• Exercise aim: Write out the listing below in full and exactly, leaving out every picture.

• Raw data:
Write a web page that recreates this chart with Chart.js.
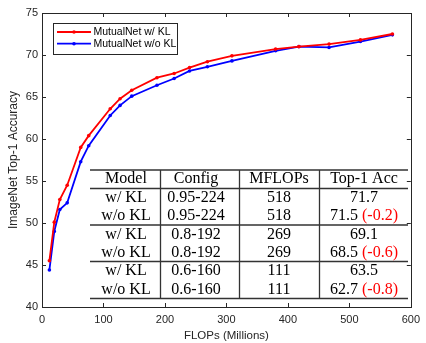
<!DOCTYPE html>
<html>
<head>
<meta charset="utf-8">
<script src="https://cdn.jsdelivr.net/npm/chart.js@4.4.1/dist/chart.umd.min.js"></script>
<style>
  html, body { margin: 0; padding: 0; background: #fff; }
</style>
</head>
<body>
<canvas id="chart" width="426" height="343"></canvas>
<script>
// ===== DATA =====
const flops = [12, 20, 29, 41, 63, 76, 111, 127, 146, 187, 215, 240, 269, 309, 380, 418, 467, 518, 570];
const accKL = [45.5, 50.1, 52.8, 54.5, 59.0, 60.4, 63.6, 64.8, 65.8, 67.3, 67.8, 68.5, 69.2, 69.9, 70.7, 71.0, 71.3, 71.8, 72.5];
const accNoKL = [44.4, 49.0, 51.6, 52.4, 57.3, 59.2, 62.8, 64.0, 65.1, 66.4, 67.2, 68.1, 68.6, 69.3, 70.5, 71.0, 70.9, 71.6, 72.4];
const seriesLabels = ["MutualNet w/ KL", "MutualNet w/o KL"];

// table inside the plot
const tableHeader = ["Model", "Config", "MFLOPs", "Top-1 Acc"];
const tableModel = ["w/ KL", "w/o KL", "w/ KL", "w/o KL", "w/ KL", "w/o KL"];
const tableConfig = ["0.95-224", "0.95-224", "0.8-192", "0.8-192", "0.6-160", "0.6-160"];
const tableFlops = ["518", "518", "269", "269", "111", "111"];
const tableAcc = ["71.7", "71.5", "69.1", "68.5", "63.5", "62.7"];
const tableDelta = ["", "(-0.2)", "", "(-0.6)", "", "(-0.8)"];

const axisColor = "#262626";
const sansFont = "'Liberation Sans', Arial, Helvetica, sans-serif";

// ===== MATLAB style box with inward ticks =====
const framePlugin = {
    id: "frame",
    afterDraw(chart) {
        const { ctx, chartArea: a, scales: { x, y } } = chart;
        ctx.save();
        ctx.strokeStyle = axisColor;
        ctx.lineWidth = 1;
        ctx.strokeRect(Math.round(a.left) + 0.5, Math.round(a.top) + 0.5,
            Math.round(a.right - a.left), Math.round(a.bottom - a.top));
        ctx.beginPath();
        x.ticks.forEach(t => {
            const px = Math.round(x.getPixelForValue(t.value)) + 0.5;
            ctx.moveTo(px, a.bottom); ctx.lineTo(px, a.bottom - 4);
            ctx.moveTo(px, a.top); ctx.lineTo(px, a.top + 4);
        });
        y.ticks.forEach(t => {
            const py = Math.round(y.getPixelForValue(t.value)) + 0.5;
            ctx.moveTo(a.left, py); ctx.lineTo(a.left + 4, py);
            ctx.moveTo(a.right, py); ctx.lineTo(a.right - 4, py);
        });
        ctx.stroke();
        ctx.restore();
    }
};

// ===== Legend box =====
const legendPlugin = {
    id: "boxLegend",
    afterDraw(chart) {
        const { ctx } = chart;
        ctx.save();
        ctx.fillStyle = "#fff";
        ctx.fillRect(53, 23, 124, 31);
        ctx.strokeStyle = axisColor;
        ctx.lineWidth = 1;
        ctx.strokeRect(53.5, 23.5, 124, 31);
        ctx.font = "10.5px " + sansFont;
        ctx.textBaseline = "middle";
        chart.data.datasets.forEach((ds, i) => {
            const yy = 32 + i * 11.7;
            ctx.strokeStyle = ds.borderColor;
            ctx.lineWidth = 1.8;
            ctx.beginPath();
            ctx.moveTo(57, yy); ctx.lineTo(91, yy);
            ctx.stroke();
            ctx.fillStyle = ds.borderColor;
            ctx.beginPath();
            ctx.arc(74, yy, 1.8, 0, Math.PI * 2);
            ctx.fill();
            ctx.fillStyle = "#000";
            ctx.fillText(ds.label, 93.5, yy + 0.5);
        });
        ctx.restore();
    }
};

// ===== Results table =====
const tablePlugin = {
    id: "resultTable",
    afterDraw(chart) {
        const { ctx } = chart;
        const left = 90, right = 408;
        const hLines = [170, 188.5, 225, 261.5, 298.5];
        const vLines = [160.5, 239.5, 319.5];
        const colCenter = [126, 196, 279, 364];
        const rowCenter = [178, 196.7, 214.7, 233.5, 251.7, 270, 288.3];
        ctx.save();
        ctx.strokeStyle = "#333";
        ctx.lineWidth = 1.3;
        ctx.beginPath();
        hLines.forEach(h => { ctx.moveTo(left, h); ctx.lineTo(right, h); });
        vLines.forEach(v => { ctx.moveTo(v, hLines[0]); ctx.lineTo(v, hLines[hLines.length - 1]); });
        ctx.stroke();

        ctx.font = "16px 'Liberation Serif', 'Times New Roman', serif";
        ctx.textBaseline = "alphabetic";
        ctx.textAlign = "left";
        const put = (txt, cx, cy, color) => {
            const w = ctx.measureText(txt).width;
            ctx.fillStyle = color || "#000";
            ctx.fillText(txt, cx - w / 2, cy + 5.3);
        };
        tableHeader.forEach((h, c) => put(h, colCenter[c], rowCenter[0]));
        tableModel.forEach((m, r) => {
            const cy = rowCenter[r + 1];
            put(m, colCenter[0], cy);
            put(tableConfig[r], colCenter[1], cy);
            put(tableFlops[r], colCenter[2], cy);
            if (tableDelta[r]) {
                const a = tableAcc[r] + " ";
                const wa = ctx.measureText(a).width;
                const wd = ctx.measureText(tableDelta[r]).width;
                const x0 = colCenter[3] - (wa + wd) / 2;
                ctx.fillStyle = "#000";
                ctx.fillText(a, x0, cy + 5.3);
                ctx.fillStyle = "#ff0000";
                ctx.fillText(tableDelta[r], x0 + wa, cy + 5.3);
            } else {
                put(tableAcc[r], colCenter[3], cy);
            }
        });
        ctx.restore();
    }
};

// ===== CHART =====
const tickFont = { family: sansFont, size: 11 };

new Chart(document.getElementById("chart"), {
    type: "line",
    data: {
        datasets: [
            {
                label: seriesLabels[0],
                data: flops.map((f, i) => ({ x: f, y: accKL[i] })),
                borderColor: "#ff0000",
                backgroundColor: "#ff0000",
                borderWidth: 1.8,
                pointRadius: 1.8,
                pointBorderWidth: 0,
                pointHoverRadius: 1.8,
                tension: 0
            },
            {
                label: seriesLabels[1],
                data: flops.map((f, i) => ({ x: f, y: accNoKL[i] })),
                borderColor: "#0000ff",
                backgroundColor: "#0000ff",
                borderWidth: 1.8,
                pointRadius: 1.8,
                pointBorderWidth: 0,
                pointHoverRadius: 1.8,
                tension: 0
            }
        ]
    },
    options: {
        responsive: false,
        animation: false,
        layout: { padding: { top: 13, right: 11, left: 0, bottom: 0 } },
        scales: {
            x: {
                type: "linear",
                min: 0,
                max: 600,
                ticks: { stepSize: 100, padding: 6, color: axisColor, font: tickFont, maxRotation: 0 },
                grid: { display: false, drawTicks: false },
                border: { display: false },
                title: {
                    display: true,
                    text: "FLOPs (Millions)",
                    color: axisColor,
                    font: { family: sansFont, size: 11.5 },
                    padding: { top: 0, bottom: 0 }
                },
                afterFit(scale) { scale.height = 36; }
            },
            y: {
                min: 40,
                max: 75,
                ticks: { stepSize: 5, padding: 4, color: axisColor, font: tickFont },
                grid: { display: false, drawTicks: false },
                border: { display: false },
                title: {
                    display: true,
                    text: "ImageNet Top-1 Accuracy",
                    color: axisColor,
                    font: { family: sansFont, size: 12 },
                    padding: { top: 6, bottom: 0 }
                },
                afterFit(scale) { scale.width = 42; }
            }
        },
        plugins: {
            legend: { display: false },
            tooltip: { enabled: false }
        }
    },
    plugins: [framePlugin, legendPlugin, tablePlugin]
});
</script>
</body>
</html>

• Response for this exercise:
Write a web page that recreates this chart with Chart.js.
<!DOCTYPE html>
<html>
<head>
<meta charset="utf-8">
<script src="https://cdn.jsdelivr.net/npm/chart.js@4.4.1/dist/chart.umd.min.js"></script>
<style>
  html, body { margin: 0; padding: 0; background: #fff; }
</style>
</head>
<body>
<canvas id="chart" width="426" height="343"></canvas>
<script>
// ===== DATA =====
const flops = [12, 20, 29, 41, 63, 76, 111, 127, 146, 187, 215, 240, 269, 309, 380, 418, 467, 518, 570];
const accKL = [45.5, 50.1, 52.8, 54.5, 59.0, 60.4, 63.6, 64.8, 65.8, 67.3, 67.8, 68.5, 69.2, 69.9, 70.7, 71.0, 71.3, 71.8, 72.5];
const accNoKL = [44.4, 49.0, 51.6, 52.4, 57.3, 59.2, 62.8, 64.0, 65.1, 66.4, 67.2, 68.1, 68.6, 69.3, 70.5, 71.0, 70.9, 71.6, 72.4];
const seriesLabels = ["MutualNet w/ KL", "MutualNet w/o KL"];

// table inside the plot
const tableHeader = ["Model", "Config", "MFLOPs", "Top-1 Acc"];
const tableModel = ["w/ KL", "w/o KL", "w/ KL", "w/o KL", "w/ KL", "w/o KL"];
const tableConfig = ["0.95-224", "0.95-224", "0.8-192", "0.8-192", "0.6-160", "0.6-160"];
const tableFlops = ["518", "518", "269", "269", "111", "111"];
const tableAcc = ["71.7", "71.5", "69.1", "68.5", "63.5", "62.7"];
const tableDelta = ["", "(-0.2)", "", "(-0.6)", "", "(-0.8)"];

const axisColor = "#262626";
const sansFont = "'Liberation Sans', Arial, Helvetica, sans-serif";

// ===== MATLAB style box with inward ticks =====
const framePlugin = {
    id: "frame",
    afterDraw(chart) {
        const { ctx, chartArea: a, scales: { x, y } } = chart;
        ctx.save();
        ctx.strokeStyle = axisColor;
        ctx.lineWidth = 1;
        ctx.strokeRect(Math.round(a.left) + 0.5, Math.round(a.top) + 0.5,
            Math.round(a.right - a.left), Math.round(a.bottom - a.top));
        ctx.beginPath();
        x.ticks.forEach(t => {
            const px = Math.round(x.getPixelForValue(t.value)) + 0.5;
            ctx.moveTo(px, a.bottom); ctx.lineTo(px, a.bottom - 4);
            ctx.moveTo(px, a.top); ctx.lineTo(px, a.top + 4);
        });
        y.ticks.forEach(t => {
            const py = Math.round(y.getPixelForValue(t.value)) + 0.5;
            ctx.moveTo(a.left, py); ctx.lineTo(a.left + 4, py);
            ctx.moveTo(a.right, py); ctx.lineTo(a.right - 4, py);
        });
        ctx.stroke();
        ctx.restore();
    }
};

// ===== Legend box =====
const legendPlugin = {
    id: "boxLegend",
    afterDraw(chart) {
        const { ctx } = chart;
        ctx.save();
        ctx.fillStyle = "#fff";
        ctx.fillRect(53, 23, 124, 31);
        ctx.strokeStyle = axisColor;
        ctx.lineWidth = 1;
        ctx.strokeRect(53.5, 23.5, 124, 31);
        ctx.font = "10.5px " + sansFont;
        ctx.textBaseline = "middle";
        chart.data.datasets.forEach((ds, i) => {
            const yy = 32 + i * 11.7;
            ctx.strokeStyle = ds.borderColor;
            ctx.lineWidth = 1.8;
            ctx.beginPath();
            ctx.moveTo(57, yy); ctx.lineTo(91, yy);
            ctx.stroke();
            ctx.fillStyle = ds.borderColor;
            ctx.beginPath();
            ctx.arc(74, yy, 1.8, 0, Math.PI * 2);
            ctx.fill();
            ctx.fillStyle = "#000";
            ctx.fillText(ds.label, 93.5, yy + 0.5);
        });
        ctx.restore();
    }
};

// ===== Results table =====
const tablePlugin = {
    id: "resultTable",
    afterDraw(chart) {
        const { ctx } = chart;
        const left = 90, right = 408;
        const hLines = [170, 188.5, 225, 261.5, 298.5];
        const vLines = [160.5, 239.5, 319.5];
        const colCenter = [126, 196, 279, 364];
        const rowCenter = [178, 196.7, 214.7, 233.5, 251.7, 270, 288.3];
        ctx.save();
        ctx.strokeStyle = "#333";
        ctx.lineWidth = 1.3;
        ctx.beginPath();
        hLines.forEach(h => { ctx.moveTo(left, h); ctx.lineTo(right, h); });
        vLines.forEach(v => { ctx.moveTo(v, hLines[0]); ctx.lineTo(v, hLines[hLines.length - 1]); });
        ctx.stroke();

        ctx.font = "16px 'Liberation Serif', 'Times New Roman', serif";
        ctx.textBaseline = "alphabetic";
        ctx.textAlign = "left";
        const put = (txt, cx, cy, color) => {
            const w = ctx.measureText(txt).width;
            ctx.fillStyle = color || "#000";
            ctx.fillText(txt, cx - w / 2, cy + 5.3);
        };
        tableHeader.forEach((h, c) => put(h, colCenter[c], rowCenter[0]));
        tableModel.forEach((m, r) => {
            const cy = rowCenter[r + 1];
            put(m, colCenter[0], cy);
            put(tableConfig[r], colCenter[1], cy);
            put(tableFlops[r], colCenter[2], cy);
            if (tableDelta[r]) {
                const a = tableAcc[r] + " ";
                const wa = ctx.measureText(a).width;
                const wd = ctx.measureText(tableDelta[r]).width;
                const x0 = colCenter[3] - (wa + wd) / 2;
                ctx.fillStyle = "#000";
                ctx.fillText(a, x0, cy + 5.3);
                ctx.fillStyle = "#ff0000";
                ctx.fillText(tableDelta[r], x0 + wa, cy + 5.3);
            } else {
                put(tableAcc[r], colCenter[3], cy);
            }
        });
        ctx.restore();
    }
};

// ===== CHART =====
const tickFont = { family: sansFont, size: 11 };

new Chart(document.getElementById("chart"), {
    type: "line",
    data: {
        datasets: [
            {
                label: seriesLabels[0],
                data: flops.map((f, i) => ({ x: f, y: accKL[i] })),
                borderColor: "#ff0000",
                backgroundColor: "#ff0000",
                borderWidth: 1.8,
                pointRadius: 1.8,
                pointBorderWidth: 0,
                pointHoverRadius: 1.8,
                tension: 0
            },
            {
                label: seriesLabels[1],
                data: flops.map((f, i) => ({ x: f, y: accNoKL[i] })),
                borderColor: "#0000ff",
                backgroundColor: "#0000ff",
                borderWidth: 1.8,
                pointRadius: 1.8,
                pointBorderWidth: 0,
                pointHoverRadius: 1.8,
                tension: 0
            }
        ]
    },
    options: {
        responsive: false,
        animation: false,
        layout: { padding: { top: 13, right: 11, left: 0, bottom: 0 } },
        scales: {
            x: {
                type: "linear",
                min: 0,
                max: 600,
                ticks: { stepSize: 100, padding: 6, color: axisColor, font: tickFont, maxRotation: 0 },
                grid: { display: false, drawTicks: false },
                border: { display: false },
                title: {
                    display: true,
                    text: "FLOPs (Millions)",
                    color: axisColor,
                    font: { family: sansFont, size: 11.5 },
                    padding: { top: 0, bottom: 0 }
                },
                afterFit(scale) { scale.height = 36; }
            },
            y: {
                min: 40,
                max: 75,
                ticks: { stepSize: 5, padding: 4, color: axisColor, font: tickFont },
                grid: { display: false, drawTicks: false },
                border: { display: false },
                title: {
                    display: true,
                    text: "ImageNet Top-1 Accuracy",
                    color: axisColor,
                    font: { family: sansFont, size: 12 },
                    padding: { top: 6, bottom: 0 }
                },
                afterFit(scale) { scale.width = 42; }
            }
        },
        plugins: {
            legend: { display: false },
            tooltip: { enabled: false }
        }
    },
    plugins: [framePlugin, legendPlugin, tablePlugin]
});
</script>
</body>
</html>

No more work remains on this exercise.